Duncombe, C. (2020). Social media and the visibility of horrific violence. International Affairs, 96(3), 609–629.
Open access: No
Notes: Horrific violence—such as murders, terrorism and sexual abuse—is often part of our engagements with social media, whether we want to or not. In this article, Constance Duncombe examines the dynamics of violence in social media by emphasizing the role of imagery and how they influence our politics. In this sense, Duncombe argues that these violent images—often read as spectacles—are directly attached to what she calls digital structures of feeling that mediate our collective feelings. Here, horrific graphic violence produces and plays on a wide range of emotional responses. This is especially evidenced in, on the one hand, raw footage of atrocious violence and, on the other hand, the memeification of ‘clean’ images that seek to elicit solidarity. Moreover, Duncombe argues that the increasing visibility of horrific violence has implications in policy-making—as politicians are simultaneously trying to negotiate how they respond to calls to enact change to the represented violence and how to reinforce their own agendas through the same content.
Quote: “Violent images of acts of terror circulating over social media can produce complex emotional responses. Feelings of shock, anger and fear may trigger a violent state reaction; they may create a sense of powerlessness, which can result in the reapplication of policy responses that do little to mitigate domestic anxiety.

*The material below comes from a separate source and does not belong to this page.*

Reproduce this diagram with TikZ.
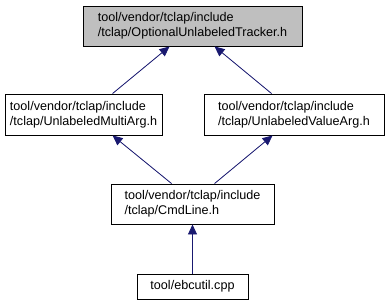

These images, and the waves of solidarity memes that follow violent events, can also foster an empathetic government reaction, generating potentially different policies in response. (…) Policymakers can exploit the circulation of violent social media images to legitimize narratives framing policy responses to acts of terror.” (p. 627)
Abstract: Images are central to social media communication. Billions of images are shared across different social media platforms every day: photos, cartoons, GIFs and short video clips are exchanged by users, facilitating or framing discourse on participatory sites such as Twitter, Facebook and Instagram. Many of these images depict events of extreme violence, which circulate uninhibited by the conventional constraints associated with traditional news media censorship. A question arises here as to how such images mobilize public and policy-making responses to atrocities. This article examines the political dynamics of violent social media images. I argue that the particular qualities of social media can play an important role in how the digital visibility of horrific violence influences policy-making as a response to such atrocities. There is an important connection between the properties of social media platforms that allow user images to reach a global audience in real time and the emotional responses that this level of circulation generates. In turn, the pressure created by events made globally visible through the circulation of violent images and the audience responses to those images puts governments in a position where they are forced to act, which has significant implications for policy-making.